*Exercise directions:* Output every line exactly as written. Leave out pictures.

*Source data:*
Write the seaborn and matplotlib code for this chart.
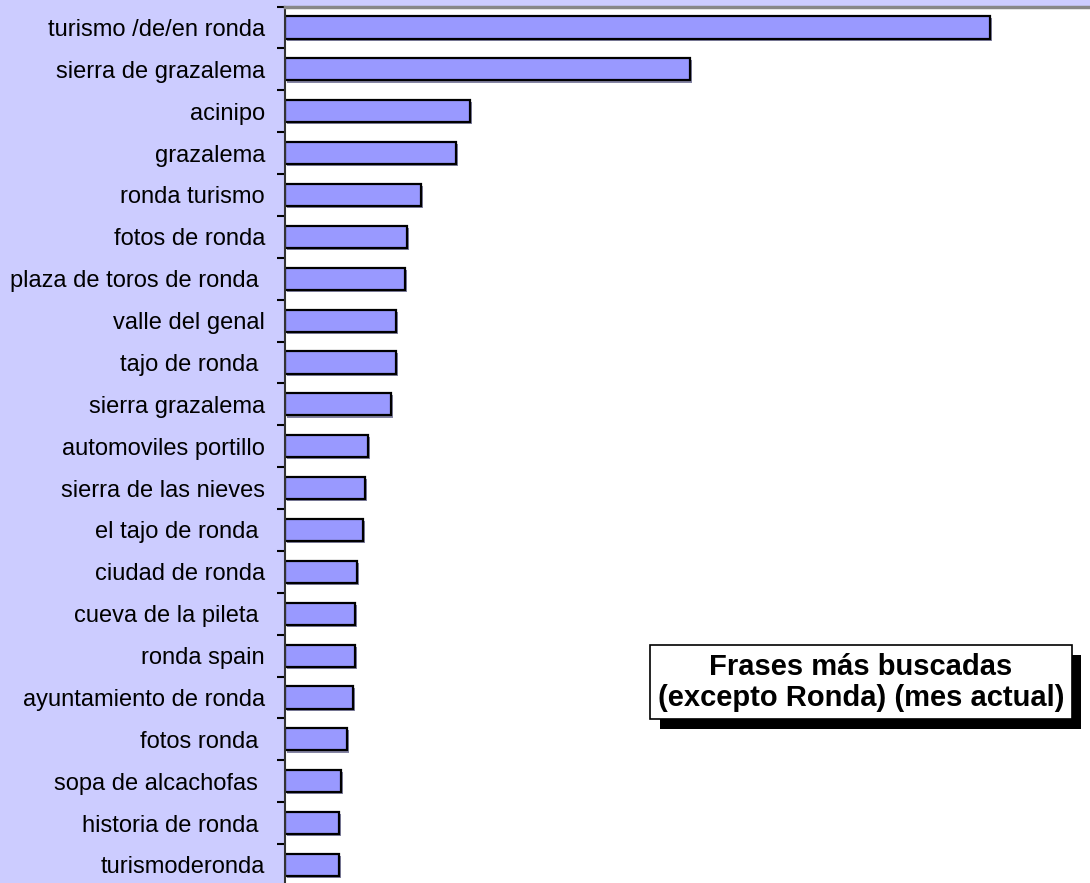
import pandas as pd
import matplotlib
matplotlib.use("Agg")
import matplotlib.pyplot as plt
import matplotlib.patheffects as pe
from matplotlib.ticker import FixedLocator
import seaborn as sns

# search phrases and their counts (relative units)
phrases = [
    "turismo /de/en ronda", "sierra de grazalema", "acinipo", "grazalema",
    "ronda turismo", "fotos de ronda", "plaza de toros de ronda ", "valle del genal",
    "tajo de ronda ", "sierra grazalema", "automoviles portillo", "sierra de las nieves",
    "el tajo de ronda ", "ciudad de ronda", "cueva de la pileta ", "ronda spain",
    "ayuntamiento de ronda", "fotos ronda ", "sopa de alcachofas ", "historia de ronda ",
    "turismoderonda",
]
counts = [705, 405, 185, 171, 136, 122, 120, 111, 111, 106,
          83, 80, 78, 72, 70, 70, 68, 62, 56, 54, 54]

title_text = "Frases más buscadas\n(excepto Ronda) (mes actual)"

df = pd.DataFrame({"phrase": phrases, "count": counts})

sns.set_theme(style="white")
plt.rcParams["font.family"] = ["Liberation Sans", "DejaVu Sans"]

fig = plt.figure(figsize=(10.9, 8.83), dpi=100)
fig.patch.set_facecolor("#CCCCFF")
ax = fig.add_axes([0.2615, 0.0, 0.7385, 0.9926])
ax.set_facecolor("white")

sns.barplot(data=df, y="phrase", x="count", orient="h", color="#9999FF",
            saturation=1, width=0.53, edgecolor="black", linewidth=1.6, ax=ax)

for bar in ax.patches:
    bar.set_path_effects([pe.SimplePatchShadow(offset=(1.5, -1.5), shadow_rgbFace="#333366", alpha=0.6),
                          pe.Normal()])

n = len(phrases)
ax.set_xlim(0, 805)
ax.set_ylim(n - 0.5 - 0.07, -0.5)

ax.set_xlabel("")
ax.set_ylabel("")
ax.set_xticks([])
ax.tick_params(axis="y", which="major", length=0, pad=14.5, labelsize=17, colors="black")
ax.yaxis.set_minor_locator(FixedLocator([i - 0.5 for i in range(n + 1)]))
ax.tick_params(axis="y", which="minor", length=6, width=1.5, color="black", direction="out", left=True)

for side in ["right", "bottom"]:
    ax.spines[side].set_visible(False)
ax.spines["top"].set_color("#888888")
ax.spines["top"].set_linewidth(2.5)
ax.spines["left"].set_color("#333333")
ax.spines["left"].set_linewidth(1.5)

t = ax.text(0.7155, 0.229, title_text, transform=ax.transAxes, ha="center", va="center",
            fontsize=21, fontweight="bold", color="black", linespacing=1.15,
            bbox=dict(boxstyle="square,pad=0.25", facecolor="white", edgecolor="black", linewidth=1.2))
t.get_bbox_patch().set_path_effects([pe.SimplePatchShadow(offset=(7, -7), shadow_rgbFace="black", alpha=1),
                                     pe.Normal()])

fig.savefig("out.png", dpi=100, facecolor=fig.get_facecolor())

*Solution for this exercise:*
Write the seaborn and matplotlib code for this chart.
import pandas as pd
import matplotlib
matplotlib.use("Agg")
import matplotlib.pyplot as plt
import matplotlib.patheffects as pe
from matplotlib.ticker import FixedLocator
import seaborn as sns

# search phrases and their counts (relative units)
phrases = [
    "turismo /de/en ronda", "sierra de grazalema", "acinipo", "grazalema",
    "ronda turismo", "fotos de ronda", "plaza de toros de ronda ", "valle del genal",
    "tajo de ronda ", "sierra grazalema", "automoviles portillo", "sierra de las nieves",
    "el tajo de ronda ", "ciudad de ronda", "cueva de la pileta ", "ronda spain",
    "ayuntamiento de ronda", "fotos ronda ", "sopa de alcachofas ", "historia de ronda ",
    "turismoderonda",
]
counts = [705, 405, 185, 171, 136, 122, 120, 111, 111, 106,
          83, 80, 78, 72, 70, 70, 68, 62, 56, 54, 54]

title_text = "Frases más buscadas\n(excepto Ronda) (mes actual)"

df = pd.DataFrame({"phrase": phrases, "count": counts})

sns.set_theme(style="white")
plt.rcParams["font.family"] = ["Liberation Sans", "DejaVu Sans"]

fig = plt.figure(figsize=(10.9, 8.83), dpi=100)
fig.patch.set_facecolor("#CCCCFF")
ax = fig.add_axes([0.2615, 0.0, 0.7385, 0.9926])
ax.set_facecolor("white")

sns.barplot(data=df, y="phrase", x="count", orient="h", color="#9999FF",
            saturation=1, width=0.53, edgecolor="black", linewidth=1.6, ax=ax)

for bar in ax.patches:
    bar.set_path_effects([pe.SimplePatchShadow(offset=(1.5, -1.5), shadow_rgbFace="#333366", alpha=0.6),
                          pe.Normal()])

n = len(phrases)
ax.set_xlim(0, 805)
ax.set_ylim(n - 0.5 - 0.07, -0.5)

ax.set_xlabel("")
ax.set_ylabel("")
ax.set_xticks([])
ax.tick_params(axis="y", which="major", length=0, pad=14.5, labelsize=17, colors="black")
ax.yaxis.set_minor_locator(FixedLocator([i - 0.5 for i in range(n + 1)]))
ax.tick_params(axis="y", which="minor", length=6, width=1.5, color="black", direction="out", left=True)

for side in ["right", "bottom"]:
    ax.spines[side].set_visible(False)
ax.spines["top"].set_color("#888888")
ax.spines["top"].set_linewidth(2.5)
ax.spines["left"].set_color("#333333")
ax.spines["left"].set_linewidth(1.5)

t = ax.text(0.7155, 0.229, title_text, transform=ax.transAxes, ha="center", va="center",
            fontsize=21, fontweight="bold", color="black", linespacing=1.15,
            bbox=dict(boxstyle="square,pad=0.25", facecolor="white", edgecolor="black", linewidth=1.2))
t.get_bbox_patch().set_path_effects([pe.SimplePatchShadow(offset=(7, -7), shadow_rgbFace="black", alpha=1),
                                     pe.Normal()])

fig.savefig("out.png", dpi=100, facecolor=fig.get_facecolor())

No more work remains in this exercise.